Cuban security agents made a record 6,602 short-term detentions of political dissidents last year and the number of political prisoners on the island rose by about 30, Havana human rights activist Elizardo Sánchez Santa Cruz reported Thursday.
The figure of 6,602 confirmed detentions in 2012 compared to 4,123 for 2011 and 2,074 for 2010, according to a year-end report by Sánchez’ Cuban Committee for Human rights and National Reconciliation.
Sánchez also reported separately that the number of political prisoners, which dropped to about 40 after ruler Raúl Castro freed more than 120 in 2010-2011, climbed again last year with the trials and convictions of about 30 Cubans on political charges.
The increased repression, he said, is the result of the growing opposition among Cubans to a government that all but strangled the economy and human rights during more than half a century of communist rule.
“The regime has accumulated an enormous disaster, and the popular dissatisfaction increases by the day,” Sanchez told El Nuevo Herald by phone from Havana. “It has only one answer: repression, pure and harsh.”
In the absence of significant changes, the year-end report added, it “forecasts that during the year 2013 the situation for civil and political rights and other fundamental rights will continue to worsen in Cuba.”
“The totalitarian model continues intact, as the regime continues to perfect and expand its powerful machinery for repression and bureaucracy that … carries with it an unbearable and ruinous cost to the nation,”

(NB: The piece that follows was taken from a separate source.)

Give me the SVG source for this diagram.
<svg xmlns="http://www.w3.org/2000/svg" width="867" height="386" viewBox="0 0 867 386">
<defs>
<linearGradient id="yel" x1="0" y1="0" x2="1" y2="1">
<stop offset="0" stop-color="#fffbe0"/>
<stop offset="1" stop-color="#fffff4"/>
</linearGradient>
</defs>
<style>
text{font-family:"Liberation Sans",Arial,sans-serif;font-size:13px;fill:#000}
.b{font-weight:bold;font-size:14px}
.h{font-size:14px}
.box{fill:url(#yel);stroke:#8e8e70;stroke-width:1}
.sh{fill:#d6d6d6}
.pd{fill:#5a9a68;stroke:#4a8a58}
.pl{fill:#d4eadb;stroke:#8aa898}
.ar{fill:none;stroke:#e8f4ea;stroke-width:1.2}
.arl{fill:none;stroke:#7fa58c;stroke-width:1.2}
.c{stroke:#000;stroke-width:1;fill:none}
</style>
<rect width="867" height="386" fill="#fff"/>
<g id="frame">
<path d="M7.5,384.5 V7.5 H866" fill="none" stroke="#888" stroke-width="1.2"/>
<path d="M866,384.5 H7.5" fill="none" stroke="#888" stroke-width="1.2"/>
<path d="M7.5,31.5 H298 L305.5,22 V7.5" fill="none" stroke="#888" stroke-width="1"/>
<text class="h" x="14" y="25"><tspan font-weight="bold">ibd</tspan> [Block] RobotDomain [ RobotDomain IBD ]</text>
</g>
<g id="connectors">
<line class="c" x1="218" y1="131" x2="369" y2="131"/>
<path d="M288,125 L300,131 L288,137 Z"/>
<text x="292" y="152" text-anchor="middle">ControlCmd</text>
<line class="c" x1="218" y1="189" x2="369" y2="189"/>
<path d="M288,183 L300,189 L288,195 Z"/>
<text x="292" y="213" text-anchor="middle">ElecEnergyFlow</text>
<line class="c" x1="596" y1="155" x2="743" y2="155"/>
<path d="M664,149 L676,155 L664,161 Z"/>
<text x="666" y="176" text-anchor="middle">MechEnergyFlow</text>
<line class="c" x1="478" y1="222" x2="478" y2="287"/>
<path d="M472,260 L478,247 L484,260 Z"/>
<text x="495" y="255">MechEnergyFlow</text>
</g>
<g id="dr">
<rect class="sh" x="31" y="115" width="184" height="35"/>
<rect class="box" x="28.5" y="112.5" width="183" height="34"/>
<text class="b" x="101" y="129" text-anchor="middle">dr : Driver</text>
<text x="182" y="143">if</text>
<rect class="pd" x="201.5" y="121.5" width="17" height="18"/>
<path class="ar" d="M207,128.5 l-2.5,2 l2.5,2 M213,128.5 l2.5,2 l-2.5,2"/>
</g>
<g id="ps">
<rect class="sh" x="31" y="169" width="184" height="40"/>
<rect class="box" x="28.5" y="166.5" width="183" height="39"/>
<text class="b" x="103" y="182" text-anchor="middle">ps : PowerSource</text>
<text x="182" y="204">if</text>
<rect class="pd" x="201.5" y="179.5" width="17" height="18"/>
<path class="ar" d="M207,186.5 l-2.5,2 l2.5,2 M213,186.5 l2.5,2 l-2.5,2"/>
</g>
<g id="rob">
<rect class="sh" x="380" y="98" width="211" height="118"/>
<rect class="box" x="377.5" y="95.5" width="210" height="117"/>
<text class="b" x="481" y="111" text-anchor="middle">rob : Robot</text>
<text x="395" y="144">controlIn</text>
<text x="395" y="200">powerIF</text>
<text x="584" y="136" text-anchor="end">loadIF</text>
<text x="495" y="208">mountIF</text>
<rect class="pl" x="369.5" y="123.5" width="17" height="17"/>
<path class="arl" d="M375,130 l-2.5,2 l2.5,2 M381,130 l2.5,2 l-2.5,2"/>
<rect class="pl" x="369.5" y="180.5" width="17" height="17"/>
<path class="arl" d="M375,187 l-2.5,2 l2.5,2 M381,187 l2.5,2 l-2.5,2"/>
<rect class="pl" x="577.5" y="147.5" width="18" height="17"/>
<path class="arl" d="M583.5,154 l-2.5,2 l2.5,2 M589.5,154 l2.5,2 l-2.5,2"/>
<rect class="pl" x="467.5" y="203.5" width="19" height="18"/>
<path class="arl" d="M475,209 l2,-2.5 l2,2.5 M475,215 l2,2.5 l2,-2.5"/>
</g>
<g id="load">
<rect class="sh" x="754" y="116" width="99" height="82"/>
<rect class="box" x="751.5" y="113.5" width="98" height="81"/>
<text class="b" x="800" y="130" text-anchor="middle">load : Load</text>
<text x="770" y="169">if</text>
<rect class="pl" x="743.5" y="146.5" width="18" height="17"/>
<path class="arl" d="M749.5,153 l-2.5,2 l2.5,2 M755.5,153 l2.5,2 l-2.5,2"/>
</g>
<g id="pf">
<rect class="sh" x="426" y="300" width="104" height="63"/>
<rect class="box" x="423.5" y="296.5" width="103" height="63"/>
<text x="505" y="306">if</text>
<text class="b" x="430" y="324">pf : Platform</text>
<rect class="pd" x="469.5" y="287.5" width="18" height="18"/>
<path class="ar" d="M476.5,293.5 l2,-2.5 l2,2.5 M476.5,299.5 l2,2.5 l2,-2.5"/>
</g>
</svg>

Sanchez’ committee, which is technically illegal but is tolerated by the government, also noted in its year-end report that the monthly averages for the short-term detentions spiked from 172 in 2010 to 343 in 2011 and 550 last year.
The vast majority of the 12,800 detentions for 2010-2012 — usually lasting a few hours and designed to harass dissidents or keep them away from opposition activities — also violated legal requirements like court orders and notifications to relatives, it argued.
The committee and other human rights activists “continue demanding that the government of Cuba recognize and respect the civil, political, economic, social and cultural rights consecrated in various international declarations,” it added.
About 1,160 of the short-term arrests in 2012 were carried out in March, mostly to keep dissidents from attending masses and other Catholic events during Pope Benedict XVI’s three-day visit to Cuba.
Another 200-250 arrests reported last month were designed to block events marking International Human Rights Day on Dec. 10.
The U.S. State Department quickly condemned the December detentions, saying it was “deeply concerned by the Cuban government’s repeated use of arbitrary detention and violence to silence critics, disrupt peaceful assembly and intimidate independent civil society.”